Linder, the rabbi of Temple Solel, said the 2020 campaign is the most politically active he has seen Arizona Jews since they mobilized to oppose SB 1070 more than a decade ago. But the engagement of many of his congregants and other Jews around the state is on both sides.
“The Jewish community does not speak in one voice,” Linder said.
Faith Boninger is one of Linder’s congregants who actively supported Democratic candidates this cycle. She phone-banked in favor of an education-funding ballot measure through a nonpartisan interfaith group that works with Temple Solel, and hosted a virtual party for Hiral Tipirneni, a Democratic congressional candidate.
Tipirneni narrowly lost her race to Republican incumbent David Schweikert in a district where Jewish voters make up 6% of the electorate — the highest in the state. Trump won the district by almost 10 points four years ago and Schweikert took 62 percent of the vote. This year, Schweikert won with about 52%. Presidential results for the district were not immediately accessible.
Boninger is also part of the local chapter of the National Jewish Women’s Council, a liberal group, but she said Judaism was not central to her political identity.
“I do naturally gravitate toward it but it’s also the network that I’ve built up,” Boninger said. “A lot of these things are just based on happenstance.”
State Rep. Aaron Lieberman, a Democrat and social entrepreneur who won his Maricopa County district by less than 2% in 2018 and was reelected this year, said he sees many progressive Jews like Boninger involved in political activism. But he doesn’t see the “Jewish vote” as a meaningful segment of the Arizona electorate.
“I don’t think the Jewish community is big enough or monolithic enough to be courted as a whole,” Lieberman said. “And it’s not like they go to a meeting and say, ‘OK, who should the Jews vote for?’”
Yet people like Attias, the organizer who entered politics after the Giffords shooting, are starting to actively court Jewish voters as Jews. The Jewish Democratic Council of America, where she works, called and texted Jewish voters in the state more than 46,000 times during the election. The group’s digital advertisements received 3 million views, she said.

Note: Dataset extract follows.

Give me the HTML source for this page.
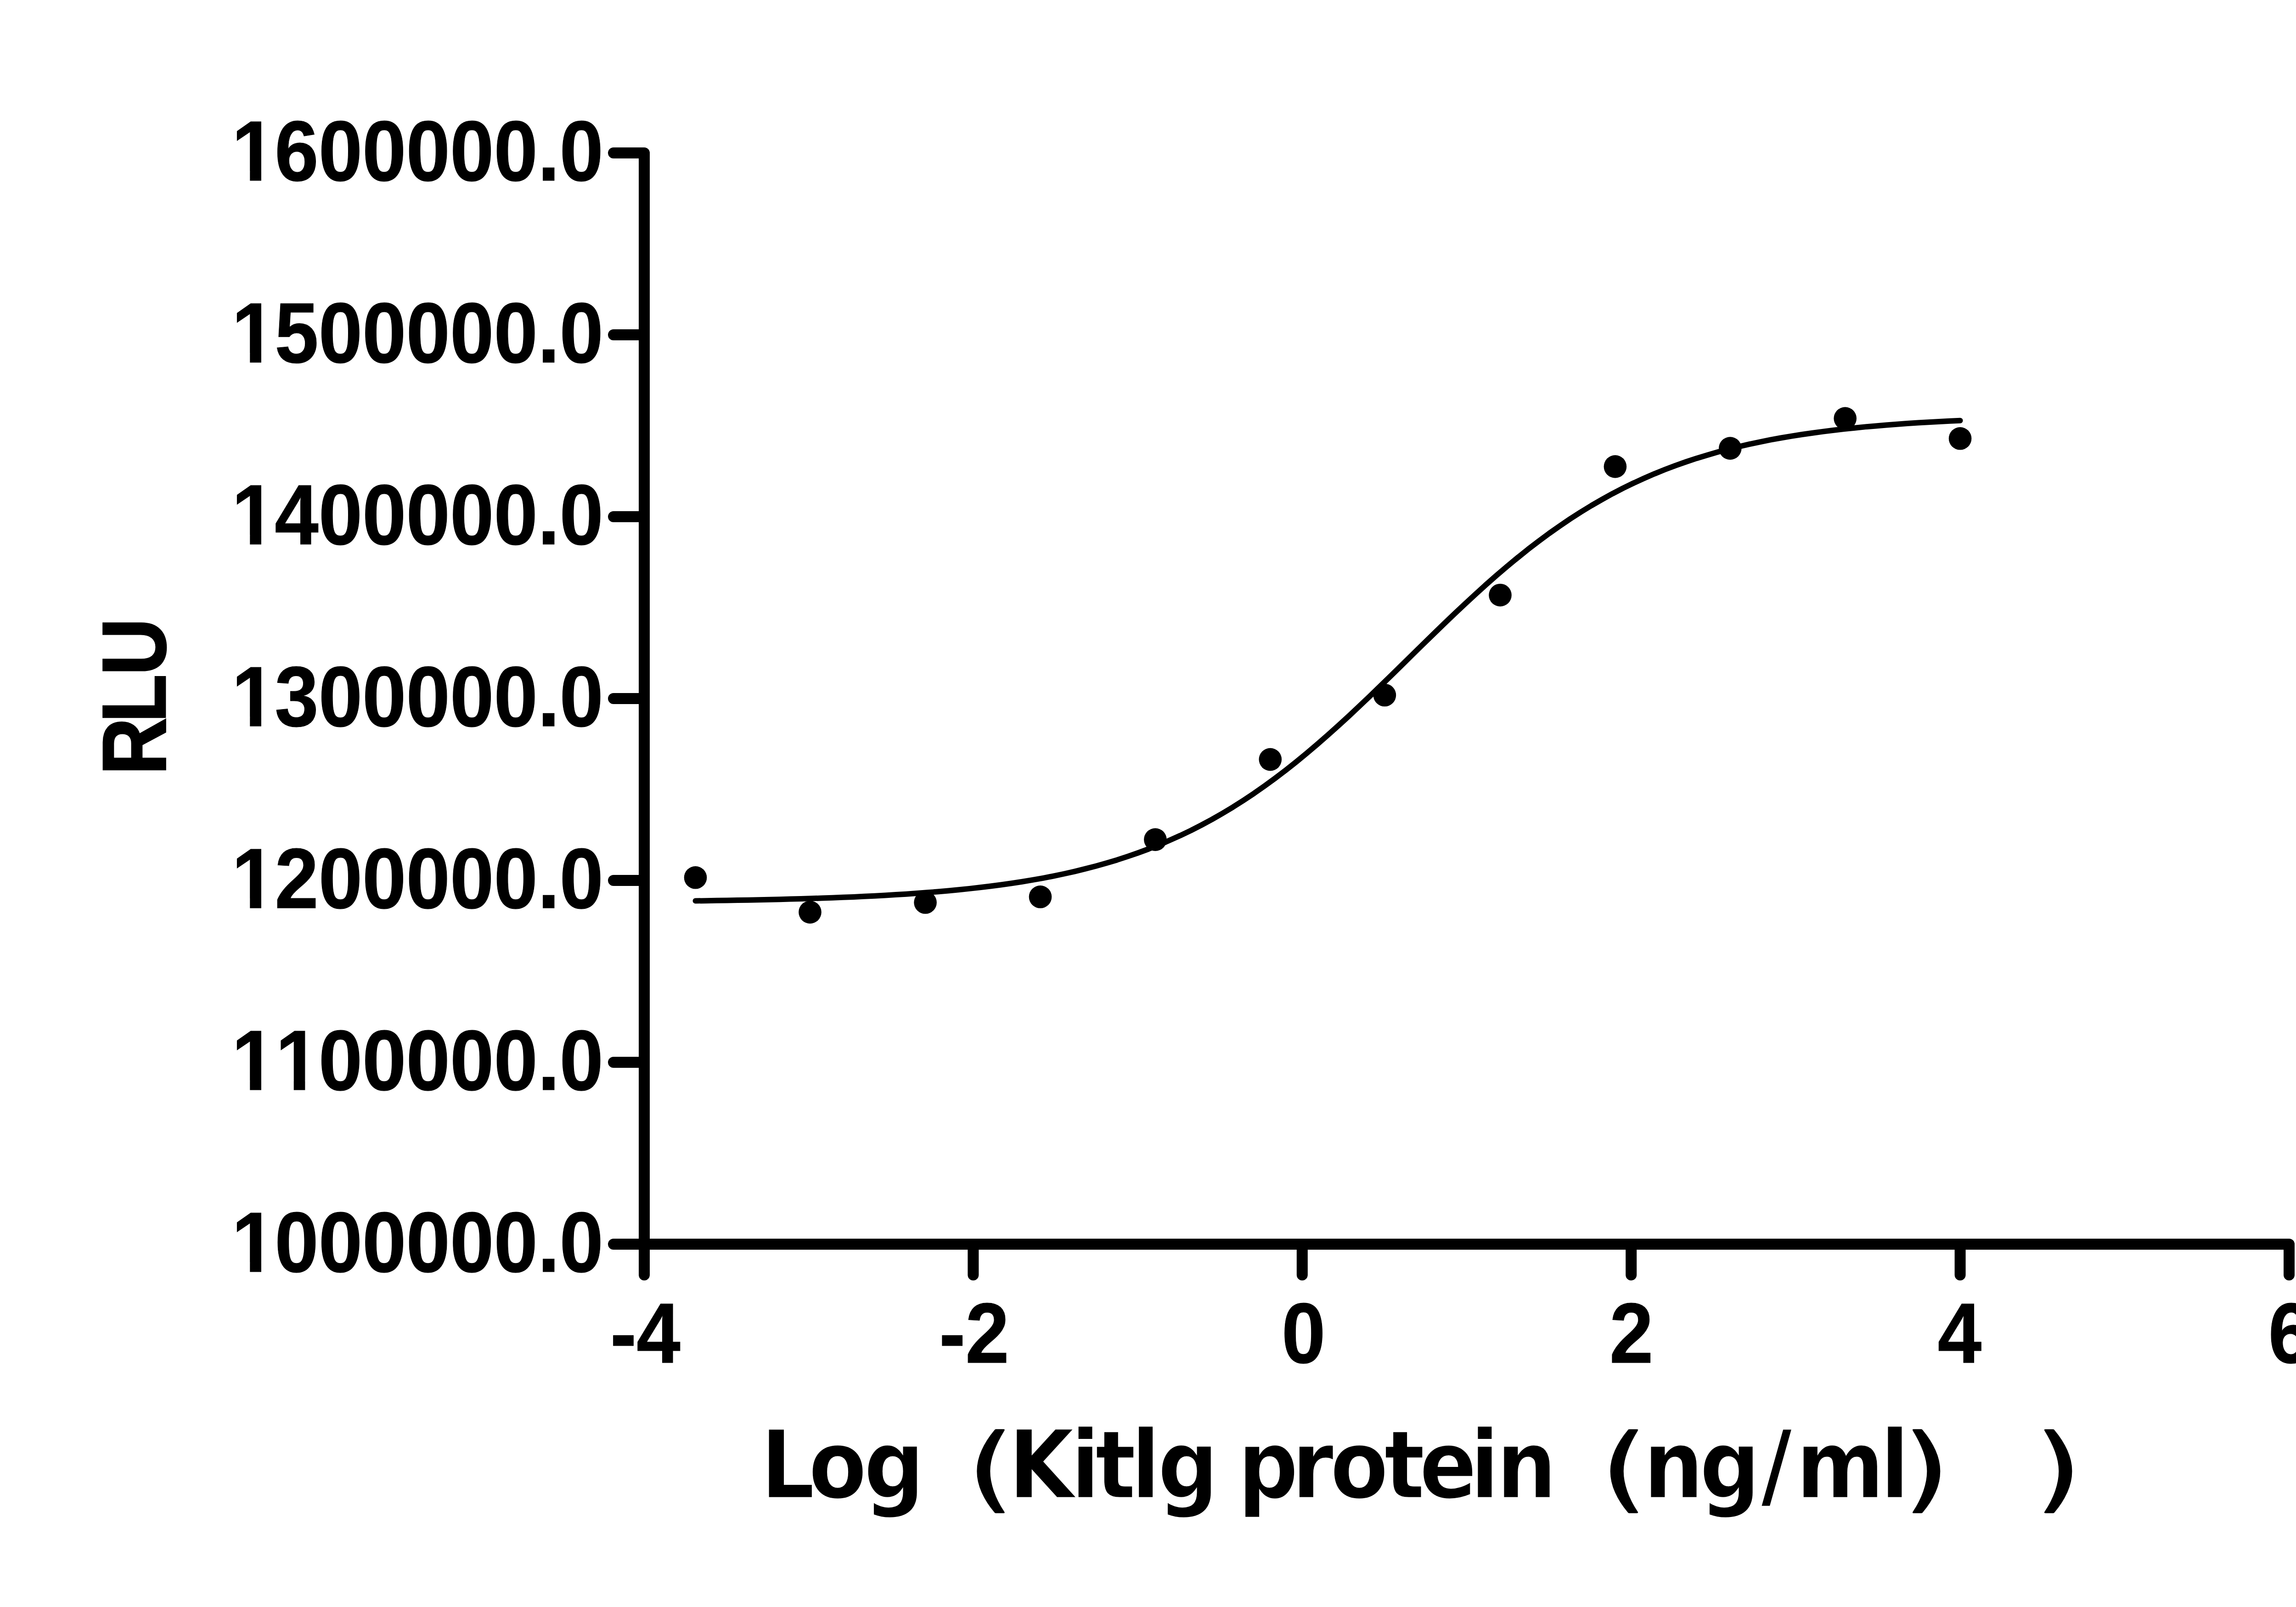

Bend the Arc also focused its phone- and text-banking program on Arizona as one of a handful of swing states it targeted this year. Kent said the organization didn’t have specific numbers for the state, but contacted over 4 million voters nationwide.
Attias said it wasn’t always “Jewish” issues that motivated Jewish voters. She saw some suburban Jewish voters, including Israeli-Americans who had been less engaged in previous election cycles, vote for Democrats this year out of concern over the local response to COVID-19.
“We just experienced such a dearth of leadership from our governor — who fell in line with Donald Trump every step of the way — that I think especially in the Maricopa County suburbs, Jewish voters said enough is enough.”
Lieberman said that while politicians may not be actively courting the state’s Jewish population, elected officials have made gestures that recognize its growing influence. He cited unanimous support in the legislature for a bill that would have mandated Holocaust education in the state’s public schools. Its passage was stalled by the pandemic, but the state board of education recently adopted similar standards.
“That just speaks to a real passion for Jews and Jewish voters in Arizona,” Lieberman said.